Honestly, the CEO of my company has very little idea of the details of the technology that we produce. If you picked some cutting-edge technology that isn't key to our market-share yet, he'd have even less of a clue.
Maybe he's right, maybe he's not. But either way it'd be dumb of him to claim level 5 autonomous cars were right around the corner.
Nuclear power, let alone fusion. What happened to “too cheap to meter”?
Supersonic travel: raynier already pointed out what a bust the Concorde was. Nothing else on the horizon now.
Automation giving me a 20 hour work week. Nope, capital holders just skim that efficiency right into their pockets.
I’d go on, but suffice it to say that about the only thing much different than my childhood in the 70s are computers in our pockets. Revolutionary, no doubt, but we are still burning oil for our energy needs, our cars don’t fly, and I still show up and do my 40 hours. And healthcare has gotten worse in the U. S., not better, if you can believe that.
So, yeah, when the head of the autonomous driving division of VW says Level 5 ain’t gonna happen, I don’t immediately jump to doubting him/her and attacking their resume.
[1] Yes, I know about the accidents
It's personal & subjective, and nobody will persuade anybody in a thread, but FWIW I absolutely positively can.
- I'm unlikely to utilize self-driving any time soon
- The stories of their firmware terrify me. And I don't want a DAW and computer games running on my ECU :O
- More pragmatically though, the Tesla UI paradigm is completely foreign to my way of driving/thinking.
I'm looking for a "HOTAS" type UI, where I can do anything I want without taking my eyes and focus off the road. A UI that's one giant screen, that may change position of buttons from minor firmware to another, is basically as scary and alienating concept as I can imagine.
I get that I am in a minority nowadays - a lot of manufacturer's are replacing switches, buttons and knobs with a touchscreen and deep menus, but not thankfully all just yet :|
Aside from the fact that the Tesla is not available where I live, if I was only going to own one car, it would not be a Tesla.

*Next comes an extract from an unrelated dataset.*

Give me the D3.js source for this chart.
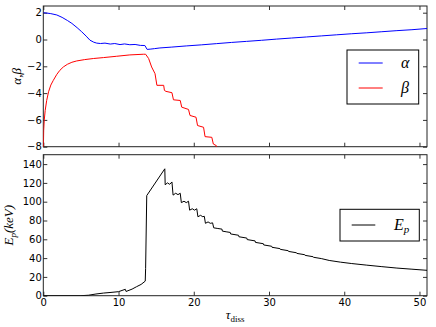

A Tesla (or any other EV, really) does about 80% of what I need a car for, so it would be perfect to buy as a second car for me, to be used most of the time and have the other car be a backup for when I really need to.
If I had to settle for only one car, it would probably have to be something like a Chevy Volt, which I am quite sad got discontinued. Even then, that would get me about 95% of the way there.
If my non techy family see the Tesla performing what they deem to be self driving then they will quickly trust it 100%.
> "This is one of the hardest problems we have. This is like we are going to Mars," Hitzinger said in a comment. "Maybe it will never happen."
First of all, it seems obvious that we are going to go to Mars, eventually. Maybe not any time soon, but never? Seriously?
But the bigger thing is that there is about 1000 times more economic benefit to self driving cars than of going to Mars, at least in the near term. To think we'd just give up on it seems absurd.
Given the questionable economics underlying humans having a presence on Mars and the extreme toll on the human body this will have, foremost by radiation I think it's actually a fair comparison in particular because full autonomy like mars colonisation is constantly being overhyped mostly by a very small group of very affluent individuals who seem to be more inspired by sci-fi than engineering.
Let's take going to Mars. We can't reliably go to the moon. We can't even go everywhere on the Earth, where we have every possible advantage. Spend a year on the ISS and you'll develop all sorts of health issues. Spending time on Mars isn't likely to be less hazardous. We may send humans to Mars but it is by no means guaranteed. (And I would also ask, what reason do we have to go to Mars? Probes do a better job of exploring, and I doubt we could colonize it.)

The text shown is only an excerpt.